No contexto que vivemos, os consumidores são os principais prejudicados. Mas os agricultores também perdem, mesmo que vejam os preços pagos à produção aumentar. No final de 2022, o INE veio revelar uma estimativa de descida do valor acrescentado bruto agrícola em 380 milhões de euros, resultado em grande medida devido ao aumento dos custos dos fatores de produção (26,6% no geral, sendo de 31,6% nos alimentos para animais, 34,5% na energia e 38,6% nos adubos e corretivos).
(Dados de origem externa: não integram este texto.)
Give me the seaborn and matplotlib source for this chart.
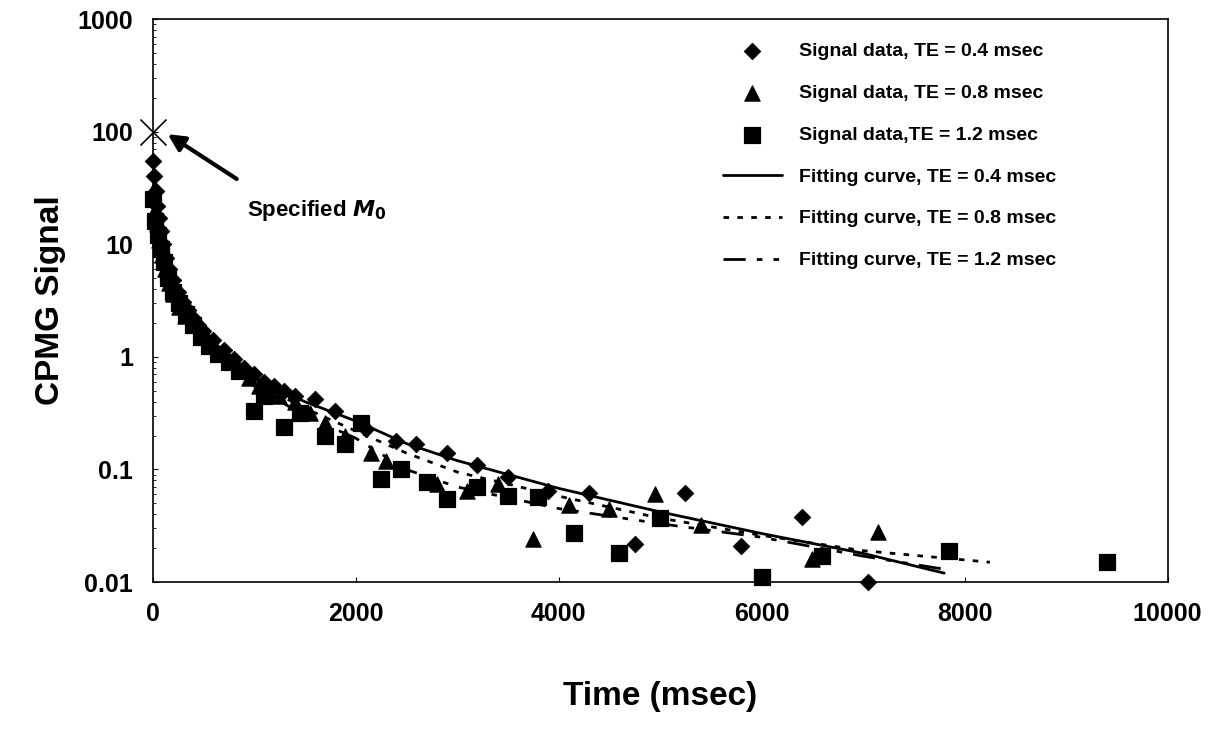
import numpy as np
import pandas as pd
import matplotlib
matplotlib.use("Agg")
import matplotlib.pyplot as plt
import seaborn as sns

sns.set_style("ticks")
plt.rcParams['font.family'] = ['Liberation Sans', 'DejaVu Sans']
plt.rcParams['font.weight'] = 'bold'
plt.rcParams['text.color'] = 'black'
plt.rcParams['axes.labelcolor'] = 'black'
plt.rcParams['xtick.color'] = 'black'
plt.rcParams['ytick.color'] = 'black'
plt.rcParams['axes.edgecolor'] = 'black'

# signal data
t_04 = [0, 15, 30, 45, 60, 80, 100, 130, 160, 200, 250, 300, 350, 400, 450, 500, 600, 700, 800, 900,
        1000, 1100, 1200, 1300, 1400, 1600, 1800, 2100, 2400, 2600, 2900, 3200, 3500, 3900, 4300,
        4750, 5250, 5800, 6400, 7050]
s_04 = [55, 40, 30, 22, 17, 13, 10, 7.5, 6, 4.8, 3.8, 3.1, 2.6, 2.2, 1.9, 1.7, 1.4, 1.15, 0.95, 0.8,
        0.7, 0.6, 0.55, 0.5, 0.45, 0.42, 0.33, 0.23, 0.18, 0.17, 0.14, 0.11, 0.085, 0.065, 0.062,
        0.022, 0.062, 0.021, 0.038, 0.01]
t_08 = [0, 20, 40, 60, 90, 120, 160, 200, 260, 320, 400, 480, 560, 650, 750, 850, 950, 1050, 1150,
        1250, 1400, 1550, 1700, 1900, 2150, 2300, 2800, 3100, 3400, 3750, 4100, 4500, 4950, 5400,
        6500, 7150]
s_08 = [30, 20, 15, 11, 8, 6, 4.5, 3.6, 2.8, 2.3, 1.9, 1.6, 1.35, 1.1, 0.9, 0.78, 0.65, 0.55, 0.5,
        0.45, 0.4, 0.32, 0.26, 0.2, 0.14, 0.12, 0.075, 0.065, 0.075, 0.024, 0.048, 0.045, 0.06,
        0.032, 0.016, 0.028]
t_12 = [0, 25, 50, 80, 110, 150, 200, 260, 330, 400, 480, 560, 650, 750, 850, 1000, 1100, 1300,
        1450, 1700, 1900, 2050, 2250, 2450, 2700, 2900, 3200, 3500, 3800, 4150, 4600, 5000, 6000,
        6600, 7850, 9400]
s_12 = [25, 16, 12, 9, 7, 5, 3.8, 3, 2.4, 1.9, 1.5, 1.25, 1.05, 0.9, 0.75, 0.33, 0.45, 0.24,
        0.32, 0.2, 0.17, 0.26, 0.083, 0.1, 0.077, 0.055, 0.07, 0.058, 0.057, 0.027, 0.018, 0.037,
        0.011, 0.017, 0.019, 0.015]

# fitting curves
ft_04 = [0, 50, 100, 200, 300, 500, 700, 1000, 1500, 2000, 2500, 3000, 4000, 5000, 6000, 7000, 7800]
fs_04 = [50, 14, 8, 4.5, 3, 1.6, 1.1, 0.65, 0.4, 0.27, 0.17, 0.12, 0.068, 0.042, 0.027, 0.018, 0.012]
ft_08 = [0, 50, 100, 200, 300, 500, 700, 1000, 1500, 2000, 2500, 3000, 4000, 5000, 6000, 7000, 8250]
fs_08 = [40, 12, 7, 4, 2.7, 1.5, 1.0, 0.6, 0.35, 0.22, 0.14, 0.095, 0.058, 0.037, 0.026, 0.019, 0.015]
ft_12 = [0, 50, 100, 200, 300, 500, 700, 1000, 1500, 2000, 2500, 3000, 4000, 5000, 6000, 7000, 7800]
fs_12 = [35, 11, 6.5, 3.8, 2.5, 1.4, 0.95, 0.55, 0.3, 0.19, 0.1, 0.07, 0.045, 0.033, 0.025, 0.017, 0.013]

fig = plt.figure(figsize=(12.2, 7.34), dpi=100)
ax = fig.add_axes([0.125, 0.207, 0.832, 0.767])

for t, s, m, ms, lab in [(t_04, s_04, 'D', 70, 'Signal data, TE = 0.4 msec'),
                         (t_08, s_08, '^', 120, 'Signal data, TE = 0.8 msec'),
                         (t_12, s_12, 's', 120, 'Signal data,TE = 1.2 msec')]:
    sns.scatterplot(x=t, y=s, marker=m, s=ms, color='black', edgecolor='black', label=lab, ax=ax,
                    zorder=3, clip_on=False)

for t, s, ls, lab in [(ft_04, fs_04, '-', 'Fitting curve, TE = 0.4 msec'),
                      (ft_08, fs_08, (0, (2, 3)), 'Fitting curve, TE = 0.8 msec'),
                      (ft_12, fs_12, (0, (8, 4, 2, 4, 2, 4)), 'Fitting curve, TE = 1.2 msec')]:
    sns.lineplot(x=t, y=s, color='black', lw=2, linestyle=ls, label=lab, ax=ax)

ax.scatter([0], [100], marker='x', s=350, color='black', lw=1.2, zorder=4, clip_on=False)
ax.annotate('', xy=(150, 95), xytext=(830, 38),
            arrowprops=dict(arrowstyle='-|>', color='black', lw=3, mutation_scale=25,
                            shrinkA=0, shrinkB=0))
ax.text(930, 20, 'Specified $\\boldsymbol{M}_0$', fontsize=16, fontweight='bold', ha='left', va='center')

ax.set_yscale('log')
ax.set_xlim(0, 10000)
ax.set_ylim(0.01, 1000)
ax.set_xticks([0, 2000, 4000, 6000, 8000, 10000])
ax.set_yticks([0.01, 0.1, 1, 10, 100, 1000])
ax.set_yticklabels(['0.01', '0.1', '1', '10', '100', '1000'])
ax.tick_params(axis='both', labelsize=18, direction='in', pad=14)
ax.tick_params(axis='y', which='minor', direction='in')
ax.set_xlabel('Time (msec)', fontsize=24, fontweight='bold', labelpad=40)
ax.set_ylabel('CPMG Signal', fontsize=24, fontweight='bold', labelpad=8)
for sp in ax.spines.values():
    sp.set_linewidth(1.2)

leg = ax.legend(loc='upper left', frameon=False, fontsize=14, handlelength=3,
                labelspacing=1.25, handletextpad=0.9, bbox_to_anchor=(0.545, 0.99))
for txt in leg.get_texts():
    txt.set_fontweight('bold')

fig.savefig('out.png', dpi=100)
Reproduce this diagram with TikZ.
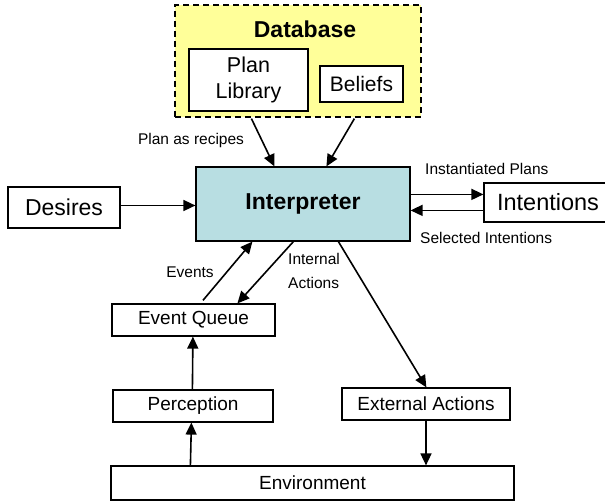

Também a seu tempo, os pequenos e médios agricultores, e as suas organizações, denunciaram os brutais aumentos dos preços de fatores de produção essenciais, que já se vinha notando meses antes do agravamento da guerra na Ucrânia, com subidas de 40% nos combustíveis, e com adubos, fitofármacos e outros fatores de produção a dobrarem e a triplicarem de preço. Denunciaram o caráter especulativo também destes aumentos, devido aos mecanismos de formação de preços nos mercados internacionais.

O elemento persistente mais relevante é o de aquilo que é pago pelo consumidor, apenas cerca de 25% chega ao produtor.

Se o problema de fundo é o da organização do mercado, o que se pode fazer para a alterar? A regulação de preços, seja de produtos alimentares, seja de fatores de produção, o que pode ser feito por diversas vias, não pode deixar de estar em cima da mesa, sobretudo nas circunstâncias em que estamos. Mas há outras medidas possíveis, há muito reclamadas, e cuja importância agora se reforça, como a concentração da compra de fatores de produção, a adoção de uma lei que proíba as vendas com prejuízos ao longo de toda a cadeia produtor-consumidor, a dinamização dos mercados locais (contrariando a moda da gourmetização gentrificadora) e a adoção de uma estratégia audaz de compras públicas que valorize a produção local e sustentável.

Com estas e outras medidas é possível fazer chegar alimentos mais baratos e com mais qualidade aos consumidores, garantindo uma mais justa distribuição do valor ao longo de todos os elos da cadeia produção-distribuição-consumo, contribuindo para um rendimento digno para quem produz. Até para que haja mais produtores, diminuindo a dependência alimentar face ao exterior.